S.Alessandro e gratitudine
Quest’anno, nella festa del nostro patrono S.Alessandro, vorremmo in modo particolare sottolineare un aspetto della testimonianza evangelica: quello della gratitudine. È una testimonianza che, se volete, attinge anche alla Lettera che ha accompagnato l’anno pastorale che si è concluso, una Lettera che invitava ad essere sempre più donne e uomini capaci di Eucarestia, quindi capaci di gratitudine...
Non stiamo parlando semplicemente di qualcosa di estemporaneo, ma questa testimonianza della gratitudine vorremmo approfondirla sotto il profilo della virtù, cioè di uno stile di vita: non si tratta quindi semplicemente di un gesto di cortesia, di un gesto di buona educazione alla quale non vogliamo rinunciare, ma si tratta di un modo di vivere, di un modo di essere..

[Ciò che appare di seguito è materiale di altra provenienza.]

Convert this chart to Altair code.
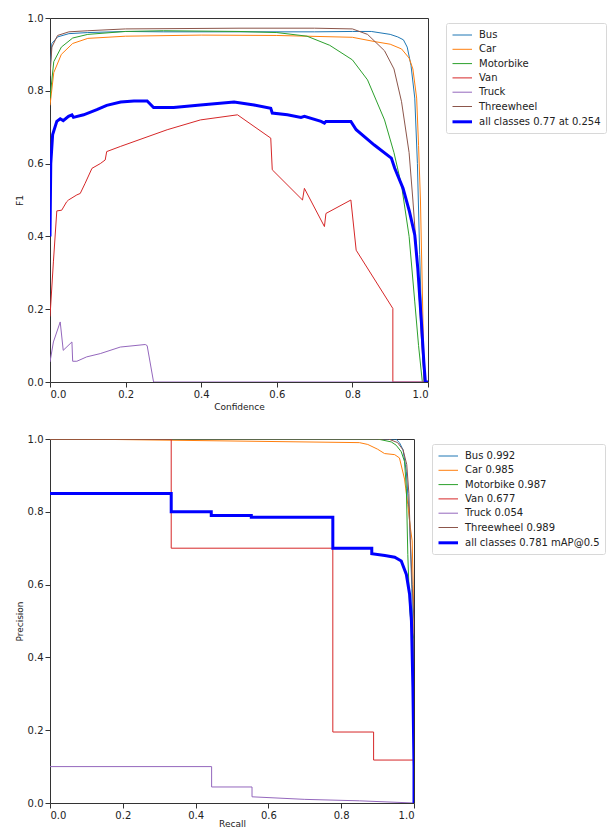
import altair as alt
import pandas as pd

classes = ["Bus", "Car", "Motorbike", "Van", "Truck", "Threewheel"]
f1_labels = classes + ["all classes 0.77 at 0.254"]
pr_labels = ["Bus 0.992", "Car 0.985", "Motorbike 0.987", "Van 0.677",
             "Truck 0.054", "Threewheel 0.989", "all classes 0.781 mAP@0.5"]
colors = ["#1f77b4", "#ff7f0e", "#2ca02c", "#d62728", "#9467bd", "#8c564b", "#0000ff"]
widths = [1, 1, 1, 1, 1, 1, 3]
ticks = [0.0, 0.2, 0.4, 0.6, 0.8, 1.0]

# ---------------- F1 - Confidence ----------------
bus_f1_x = [0, 0.005, 0.02, 0.05, 0.1, 0.2, 0.3, 0.5, 0.7, 0.8, 0.85, 0.9, 0.92, 0.935, 0.945, 0.955, 0.965, 0.972, 0.978, 0.985, 0.99, 1.0]
bus_f1_y = [0.86, 0.93, 0.948, 0.957, 0.96, 0.963, 0.962, 0.962, 0.962, 0.963, 0.963, 0.955, 0.948, 0.94, 0.92, 0.87, 0.78, 0.6, 0.35, 0.1, 0.0, 0.0]
car_f1_x = [0, 0.01, 0.03, 0.06, 0.1, 0.2, 0.4, 0.6, 0.8, 0.86, 0.9, 0.93, 0.95, 0.96, 0.97, 0.975, 0.98, 0.985, 0.99, 1.0]
car_f1_y = [0.76, 0.85, 0.9, 0.93, 0.944, 0.95, 0.953, 0.952, 0.947, 0.935, 0.928, 0.915, 0.89, 0.86, 0.78, 0.65, 0.5, 0.25, 0.0, 0.0]
moto_f1_x = [0, 0.01, 0.03, 0.06, 0.1, 0.2, 0.3, 0.5, 0.6, 0.68, 0.74, 0.8, 0.84, 0.885, 0.91, 0.93, 0.95, 0.965, 0.975, 0.985, 1.0]
moto_f1_y = [0.78, 0.88, 0.92, 0.945, 0.955, 0.963, 0.965, 0.963, 0.96, 0.95, 0.925, 0.885, 0.83, 0.72, 0.63, 0.54, 0.40, 0.22, 0.1, 0.0, 0.0]
van_f1_x = [0, 0.009, 0.018, 0.031, 0.044, 0.049, 0.071, 0.08, 0.093, 0.111, 0.133, 0.146, 0.15, 0.186, 0.31, 0.398, 0.496, 0.584, 0.588, 0.668, 0.673, 0.726, 0.73, 0.796, 0.81, 0.907, 0.907, 1.0]
van_f1_y = [0.18, 0.33, 0.47, 0.472, 0.495, 0.5, 0.514, 0.518, 0.546, 0.587, 0.6, 0.61, 0.633, 0.647, 0.693, 0.72, 0.734, 0.67, 0.583, 0.5, 0.532, 0.427, 0.463, 0.5, 0.362, 0.202, 0.0, 0.0]
truck_f1_x = [0, 0.009, 0.027, 0.035, 0.053, 0.058, 0.06, 0.071, 0.097, 0.133, 0.186, 0.252, 0.257, 0.274, 1.0]
truck_f1_y = [0.055, 0.11, 0.165, 0.087, 0.105, 0.11, 0.057, 0.057, 0.069, 0.078, 0.096, 0.103, 0.1, 0.0, 0.0]
three_f1_x = [0, 0.005, 0.02, 0.05, 0.1, 0.2, 0.5, 0.7, 0.8, 0.84, 0.885, 0.91, 0.93, 0.95, 0.96, 0.973, 0.982, 0.99, 1.0]
three_f1_y = [0.84, 0.92, 0.952, 0.962, 0.965, 0.97, 0.972, 0.972, 0.97, 0.955, 0.91, 0.86, 0.77, 0.63, 0.5, 0.31, 0.13, 0.0, 0.0]
all_f1_x = [0, 0.002, 0.007, 0.018, 0.027, 0.035, 0.049, 0.058, 0.062, 0.089, 0.124, 0.15, 0.187, 0.222, 0.257, 0.274, 0.327, 0.398, 0.487, 0.54, 0.584, 0.588, 0.628, 0.664, 0.673, 0.717, 0.726, 0.73, 0.796, 0.81, 0.858, 0.903, 0.912, 0.934, 0.951, 0.965, 0.973, 0.982, 0.989, 0.993, 1.0]
all_f1_y = [0.40, 0.60, 0.68, 0.716, 0.723, 0.718, 0.73, 0.734, 0.727, 0.734, 0.748, 0.76, 0.769, 0.772, 0.772, 0.754, 0.754, 0.761, 0.769, 0.761, 0.752, 0.739, 0.734, 0.727, 0.73, 0.716, 0.711, 0.716, 0.716, 0.693, 0.651, 0.615, 0.587, 0.532, 0.468, 0.404, 0.312, 0.174, 0.055, 0.0, 0.0]

# ---------------- Precision - Recall ----------------
bus_pr_x = [0, 0.95, 0.96, 0.97, 0.979, 0.988, 0.994, 0.998, 1.0, 1.0]
bus_pr_y = [1.0, 1.0, 0.99, 0.97, 0.91, 0.77, 0.59, 0.4, 0.3, 0.0]
car_pr_x = [0, 0.15, 0.85, 0.873, 0.9, 0.919, 0.947, 0.96, 0.974, 0.983, 0.99, 0.995, 1.0, 1.0]
car_pr_y = [1.0, 0.999, 0.99, 0.985, 0.972, 0.96, 0.957, 0.948, 0.89, 0.82, 0.756, 0.72, 0.5, 0.0]
moto_pr_x = [0, 0.9, 0.9375, 0.951, 0.965, 0.974, 0.979, 0.983, 0.988, 0.993, 1.0, 1.0]
moto_pr_y = [1.0, 1.0, 0.992, 0.983, 0.965, 0.938, 0.865, 0.683, 0.537, 0.48, 0.45, 0.0]
van_pr_x = [0, 0.333, 0.333, 0.777, 0.777, 0.889, 0.889, 1.0, 1.0]
van_pr_y = [1.0, 1.0, 0.70, 0.70, 0.195, 0.195, 0.118, 0.118, 0.0]
truck_pr_x = [0, 0.444, 0.444, 0.555, 0.555, 0.7, 0.85, 1.0]
truck_pr_y = [0.1, 0.1, 0.044, 0.044, 0.017, 0.01, 0.006, 0.0]
three_pr_x = [0, 0.93, 0.955, 0.97, 0.98, 0.986, 0.99, 0.995, 1.0, 1.0]
three_pr_y = [1.0, 1.0, 0.99, 0.97, 0.93, 0.85, 0.72, 0.6, 0.5, 0.0]
all_pr_x = [0, 0.333, 0.333, 0.443, 0.443, 0.553, 0.553, 0.777, 0.777, 0.884, 0.884, 0.92, 0.947, 0.965, 0.979, 0.988, 0.993, 0.997, 1.0, 1.0]
all_pr_y = [0.85, 0.85, 0.80, 0.80, 0.79, 0.79, 0.785, 0.785, 0.70, 0.70, 0.685, 0.68, 0.675, 0.665, 0.628, 0.573, 0.5, 0.318, 0.1, 0.0]

f1_xs = [bus_f1_x, car_f1_x, moto_f1_x, van_f1_x, truck_f1_x, three_f1_x, all_f1_x]
f1_ys = [bus_f1_y, car_f1_y, moto_f1_y, van_f1_y, truck_f1_y, three_f1_y, all_f1_y]
pr_xs = [bus_pr_x, car_pr_x, moto_pr_x, van_pr_x, truck_pr_x, three_pr_x, all_pr_x]
pr_ys = [bus_pr_y, car_pr_y, moto_pr_y, van_pr_y, truck_pr_y, three_pr_y, all_pr_y]


def build(xs_list, ys_list, labels):
    rows = []
    for lab, xs, ys in zip(labels, xs_list, ys_list):
        for i, (x, y) in enumerate(zip(xs, ys)):
            rows.append({"series": lab, "x": x, "y": y, "i": i})
    return pd.DataFrame(rows)


FONT = "DejaVu Sans"


def legend(lx, ly):
    return alt.Legend(
        title=None, orient="none", legendX=lx, legendY=ly,
        symbolType="M-1,0H2", symbolSize=169, rowPadding=2.3,
        labelFont=FONT, labelFontSize=10, labelColor="#222", labelOffset=12,
        padding=5, strokeColor="#d8d8d8", fillColor="white", cornerRadius=2,
        labelLimit=300,
    )


def panel(df, labels, xtitle, ytitle, w, h, lx, ly, xtitle_pad):
    ax = dict(values=ticks, format=".1f", grid=False, domain=False,
              tickSize=5, tickColor="#333", labelPadding=2,
              labelFont=FONT, labelFontSize=10, labelColor="#222",
              titleFont=FONT, titleFontSize=9, titleFontWeight="normal",
              titleColor="#222")
    return alt.Chart(df).mark_line(clip=True).encode(
        x=alt.X("x:Q", scale=alt.Scale(domain=[0, 1], nice=False),
                axis=alt.Axis(title=xtitle, titlePadding=xtitle_pad, **ax)),
        y=alt.Y("y:Q", scale=alt.Scale(domain=[0, 1], nice=False),
                axis=alt.Axis(title=ytitle, titlePadding=3, **ax)),
        color=alt.Color("series:N", scale=alt.Scale(domain=labels, range=colors),
                        legend=legend(lx, ly)),
        strokeWidth=alt.StrokeWidth("series:O", scale=alt.Scale(type="ordinal", domain=labels, range=widths),
                                    legend=legend(lx, ly)),
        order=alt.Order("i:Q"),
    ).properties(width=w, height=h)


top = panel(build(f1_xs, f1_ys, f1_labels), f1_labels, "Confidence", "F1", 378, 364, 396, 5, 3)
bottom = panel(build(pr_xs, pr_ys, pr_labels), pr_labels, "Recall", "Precision", 364, 364, 382, 5, -1)

chart = alt.vconcat(top, bottom, spacing=21).resolve_scale(
    color="independent", strokeWidth="independent"
).configure(
    padding={"left": 6, "top": 4, "right": 0, "bottom": 0},
    background="white",
).configure_view(
    stroke="#333", strokeWidth=1
)

chart.save("out.html", embed_options={"renderer": "svg", "actions": False})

Cari sorelle e fratelli, mi sembra che parlare di gratitudine significhi evocare innanzitutto la memoria. La memoria può essere anche molto dolorosa, ma certamente il momento culminante della memoria si identifica con la riconoscenza: quello è il momento luminoso della memoria. Ma riconoscenza non è soltanto memoria, non si alimenta soltanto alla memoria, si alimenta alla contemplazione, cioè allo sguardo capace di cogliere l’insieme e la profondità delle cose. Senza questo sguardo, che a volte noi esercitiamo inconsapevolmente nelle nostre relazioni familiari, non potremo alimentare una virtù della gratitudine a livello sociale. Gratitudine, infine, è accoglienza: ricordare, riconoscere e ridonare sono i verbi della gratitudine. Ricordare, è la memoria; riconoscere è l’esito dello sguardo contemplativo; e - finalmente - ridonare, che è il segno di aver accolto e assimilato il dono ricevuto.
La gratitudine – vorrei soprattutto sottolineare questo aspetto – è assimilazione: ricevere non è semplicemente accogliere o utilizzare un bene, ma interiorizzarlo, interiorizzare l’intenzione del bene che ci è stato donato. Interiorizzare addirittura il volto della persona che ci ha fatto il dono, interiorizzare il suo animo, interiorizzare la relazione con lui.
Cari fratelli e sorelle, a volte pensiamo che la gratitudine sia un di più, un di più che amiamo, al quale vogliamo educare i nostri figli. Ma comunque un di più rispetto alle necessità cogenti dell’esistenza, alle responsabilità impellenti, sotto ogni profilo, che ci sono affidate. Care sorelle e cari fratelli: questo di più è proprio ciò che ci è necessario.
Il dovere non esclude il dono, il dovere non esclude la gratuità, i diritti e i doveri non escludono il mondo della gratitudine; anzi, è proprio questo mondo, il mondo del dono, il mondo della gratuità, il mondo della gratitudine che dà forza morale e sostenibilità al mondo dei diritti e dei doveri, perché la giustizia non si trasformi semplicemente in qualcosa di implacabile, in qualcosa in cui tutto si vende e tutto si compra.
Stralci dell’omelia del Vescovo Francesco il 26 agosto.